SUR LE FOND, LES ARGUMENTS DE CEUX QUI ONT VOTE L’AUGMENTATION SEMBLENT TRES LEGERS
Intéressons-nous enfin au fond du problème. Pourquoi vouloir plus d’argent pour engager ou augmenter les assistants? Ce sont les chrétiens-démocrates et les socialistes qui avaient réclamé cette augmentation. "Le PPE en particulier voulait augmenter l’enveloppe pour les assistants parlementaires de 3000 euros par mois. La plupart des autres groupes n’étaient pas pour, mais les socialistes ont accepté 1500 euros comme compromis. C’est ça qui a été retenu" en commission des Budgets, se rappelle Gérard Deprez.
Leurs raisons? L’indemnité n’a plus été adaptée depuis 2011 alors que le Parlement a vu sa charge de travail augmenter depuis l’entrée en vigueur du Traité de Lisbonne en 2009. De plus, certains comme l’UMP (parti désormais appelé Les Républicains) en France ont comparé les moyens des eurodéputés avec ceux des parlementaires américains.
Les grands groupes comme le PPE et les S&D ont déjà "des moyens pléthoriques"
Des arguments balayés par Philippe Lamberts (photo), le coprésident des Verts européens, fer de lance du mouvement contre cette augmentation. "On est déjà un des parlements les plus riches en Europe. On est extraordinairement bien équipés. En moyenne, j’ai un budget pour payer 5 assistants parlementaires. En plus, le groupe des Verts a 78 équivalents temps plein en plus pour le groupe. Ça fait un équivalent temps plein et demi de plus par député.
Si on compare ça avec les députés fédéraux en Belgique, ils n’ont droit qu’à un équivalent temps plein universitaire et un équivalent temps plein non-universitaire. D’accord, par rapport au Congrès américain, là où on a 5 à 6 assistants par député, un congressman en a 12 et un sénateur américain en a 30.
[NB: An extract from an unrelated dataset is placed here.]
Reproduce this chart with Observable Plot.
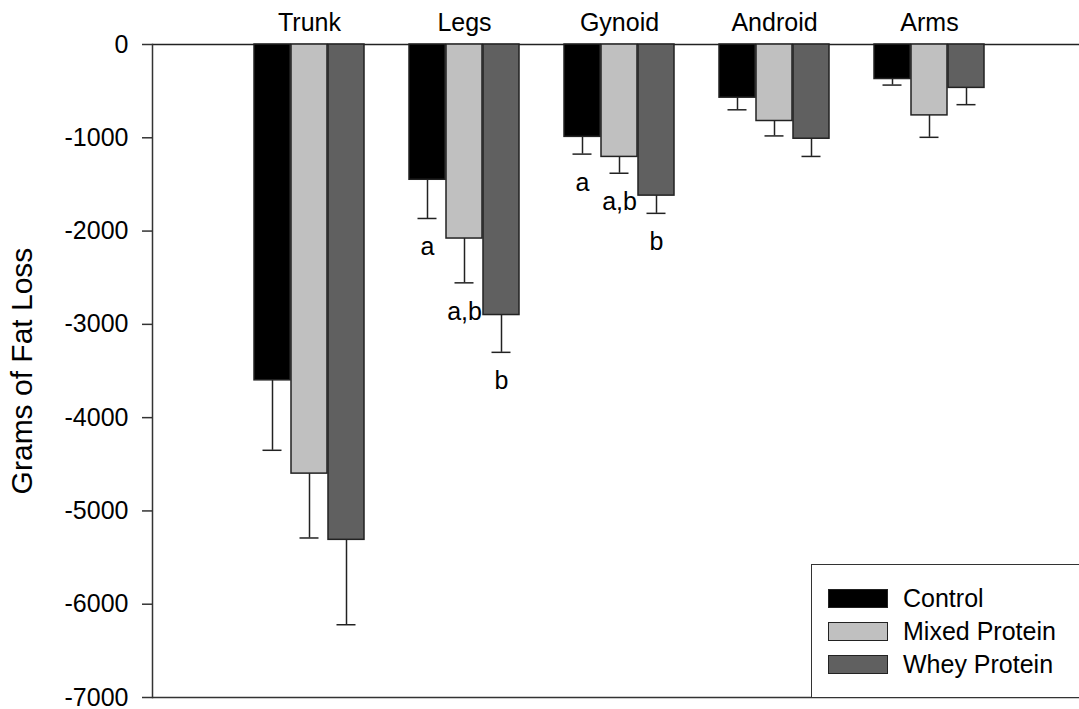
<!DOCTYPE html>
<html>
<head>
<meta charset="utf-8">
<script src="https://cdn.jsdelivr.net/npm/d3@7"></script>
<script src="https://cdn.jsdelivr.net/npm/@observablehq/plot@0.6"></script>
<style>
  html, body { margin: 0; padding: 0; background: #fff; overflow: hidden; }
  #wrap { position: relative; width: 1079px; height: 709px; font-family: Arial, "Liberation Sans", sans-serif; }
  #legend { position: absolute; left: 811px; top: 564px; width: 300px; height: 133px; border-left: 1.5px solid #333; border-top: 1.5px solid #333; box-sizing: border-box; background: #fff; }
  .item { position: absolute; left: 16px; height: 30px; display: flex; align-items: center; }
  .sw { width: 58px; height: 17px; border: 1.5px solid #222; margin-right: 15px; }
  .lab { font-size: 25px; color: #000; line-height: 25px; }
</style>
</head>
<body>
<div id="wrap"></div>
<script>
const categories = ["Trunk", "Legs", "Gynoid", "Android", "Arms"];
const seriesNames = ["Control", "Mixed Protein", "Whey Protein"];
const controlMean = [-3600, -1450, -990, -570, -370];
const controlSE = [750, 415, 185, 130, 65];
const mixedMean = [-4600, -2080, -1205, -820, -760];
const mixedSE = [690, 475, 175, 160, 235];
const wheyMean = [-5310, -2900, -1620, -1010, -465];
const wheySE = [910, 400, 190, 190, 180];
const letterCats = ["Legs", "Legs", "Legs", "Gynoid", "Gynoid", "Gynoid"];
const letterSeries = ["Control", "Mixed Protein", "Whey Protein", "Control", "Mixed Protein", "Whey Protein"];
const letterText = ["a", "a,b", "b", "a", "a,b", "b"];
const yTicks = [0, -1000, -2000, -3000, -4000, -5000, -6000, -7000];
const yLabel = "Grams of Fat Loss";

const colors = ["#000000", "#c0c0c0", "#606060"];
const means = [controlMean, mixedMean, wheyMean];
const ses = [controlSE, mixedSE, wheySE];

const rows = [];
seriesNames.forEach((s, si) => {
  categories.forEach((c, ci) => {
    rows.push({cat: c, series: s, value: means[si][ci], se: ses[si][ci], lower: means[si][ci] - ses[si][ci]});
  });
});
const letters = letterText.map((t, i) => {
  const r = rows.find(d => d.cat === letterCats[i] && d.series === letterSeries[i]);
  return {cat: r.cat, series: r.series, y: r.lower, text: t};
});

const barW = 37;
const marks = [];
seriesNames.forEach((s, si) => {
  const sub = rows.filter(d => d.series === s);
  const off = (si - 1) * barW;
  marks.push(Plot.ruleX(sub, {x: "cat", y1: "value", y2: "lower", dx: off, stroke: "#222", strokeWidth: 1.5}));
  marks.push(Plot.tickY(sub, {x: "cat", y: "lower", dx: off, insetLeft: 45.5, insetRight: 45.5, stroke: "#222", strokeWidth: 1.5}));
});
seriesNames.forEach((s, si) => {
  const sub = rows.filter(d => d.series === s);
  marks.push(Plot.barY(sub, {x: "cat", y: "value", fill: colors[si], stroke: "#222", strokeWidth: 1.5,
    insetLeft: si * barW, insetRight: (2 - si) * barW}));
});
seriesNames.forEach((s, si) => {
  const sub = letters.filter(d => d.series === s);
  marks.push(Plot.text(sub, {x: "cat", y: "y", text: "text", dx: (si - 1) * barW, dy: 29, fontSize: 25, fill: "#000"}));
});

const chart = Plot.plot({
  width: 1079,
  height: 709,
  marginTop: 44,
  marginBottom: 12,
  marginLeft: 152,
  marginRight: 0,
  style: {fontFamily: "Arial, 'Liberation Sans', sans-serif", background: "transparent", color: "#000"},
  x: {domain: categories, range: [229.875, 1008.625], paddingInner: 0.2873, paddingOuter: 0.14365, axis: null},
  y: {domain: [-7000, 0], axis: null},
  marks: [
    Plot.ruleY([0], {stroke: "#222", strokeWidth: 1.5}),
    Plot.ruleY([-7000], {stroke: "#333", strokeWidth: 1.5}),
    Plot.frame({anchor: "left", stroke: "#333", strokeWidth: 1.5}),
    Plot.axisY({ticks: yTicks, tickSize: 10, tickPadding: 14, fontSize: 25, label: null, stroke: "#333", strokeWidth: 1.5, tickFormat: d => d === 0 ? "0" : "-" + Math.abs(d)}),
    Plot.axisX({anchor: "top", tickSize: 0, tickPadding: 14, fontSize: 25, label: null}),
    Plot.text([yLabel], {frameAnchor: "left", textAnchor: "middle", rotate: -90, dx: -130, fontSize: 30, text: d => d, fill: "#000"}),
    ...marks
  ]
});

const wrap = document.getElementById("wrap");
wrap.appendChild(chart);
chart.style.position = "absolute";
chart.style.left = "0";
chart.style.top = "0";

const legend = document.createElement("div");
legend.id = "legend";
const tops = [18, 51, 84];
seriesNames.forEach((s, i) => {
  const it = document.createElement("div");
  it.className = "item";
  it.style.top = tops[i] + "px";
  const sw = document.createElement("div");
  sw.className = "sw";
  sw.style.background = colors[i];
  const lb = document.createElement("div");
  lb.className = "lab";
  lb.textContent = s;
  it.appendChild(sw);
  it.appendChild(lb);
  legend.appendChild(it);
});
wrap.appendChild(legend);
</script>
</body>
</html>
Mais de quoi a-t-on besoin pour faire notre boulot correctement ? Moi je dirige un groupe relativement modeste, on traite tous le même volume de travail parlementaire qu’un grand groupe, qui eux ont des moyens pléthoriques. A la grosse louche, on a ce qu’il faut pour travailler correctement", nous a-t-il expliqué. Ce sont pourtant les deux plus grands groupes, qui disposent donc du plus de moyens, qui sont à l’origine de cette augmentation.
S'ils ne s'estiment pas assez bien armés face aux lobbies, "c’est que les gens engagés ne sont peut-être pas à la hauteur..."
Le manque de spécialistes pour faire face aux lobbies a également été pointé du doigt par le PS français pour justifier celle-ci : "Toute l’expertise est chez les lobbies, on ne fait pas le poids". Une fois de plus, M. Lamberts estime qu’il s’agit d’un faux argument. "C’est n’importe quoi ! Si on ne fait pas le poids, c’est que les gens engagés ne sont peut-être pas à la hauteur... J’ai fait de la régulation financière, qui n’est pas un sujet exempt de technicité et ou lobbies. Et j’ai réussi à marquer des points avec les moyens dont je disposais. Qu’on ne vienne donc pas me dire que c’est impossible. Les lobbies ont des arguments qui ne tiennent pas la route. Il est facile de leur tenir tête. D’autant que notre boulot n’est pas de convaincre les lobbies ou de réfuter leurs arguments, il est de faire ce qui est bon pour la société."
"On aura bientôt moins de travail"
Quant à l’argument du volume de travail qui a augmenté depuis 2009, Philippe Lamberts répond que l’enveloppe pour rémunérer les assistants avait déjà augmenté deux fois de 1500 euros sous la dernière législature. D’autant que maintenant, "on se trouve dans une situation où la nouvelle Commission, ultralibérale, a décidé de réduire drastiquement le volume législatif vers le parlement. On croule sous boulot ? Y’en aura bientôt moins", assène Philippe Lamberts.
"Mes collègues vivent dans une tour d'ivoire"
Bart Staes, l’eurodéputé Groen, avait estimé à l’issue du vote que, "malgré une crise socio-économique dramatique qui fait trembler l'Europe sur ses fondations, nombre de mes collègues semblent hélas vivre dans une tour d'ivoire". Pas sûr en effet qu’une telle décision rapproche la politique européenne de ses citoyens.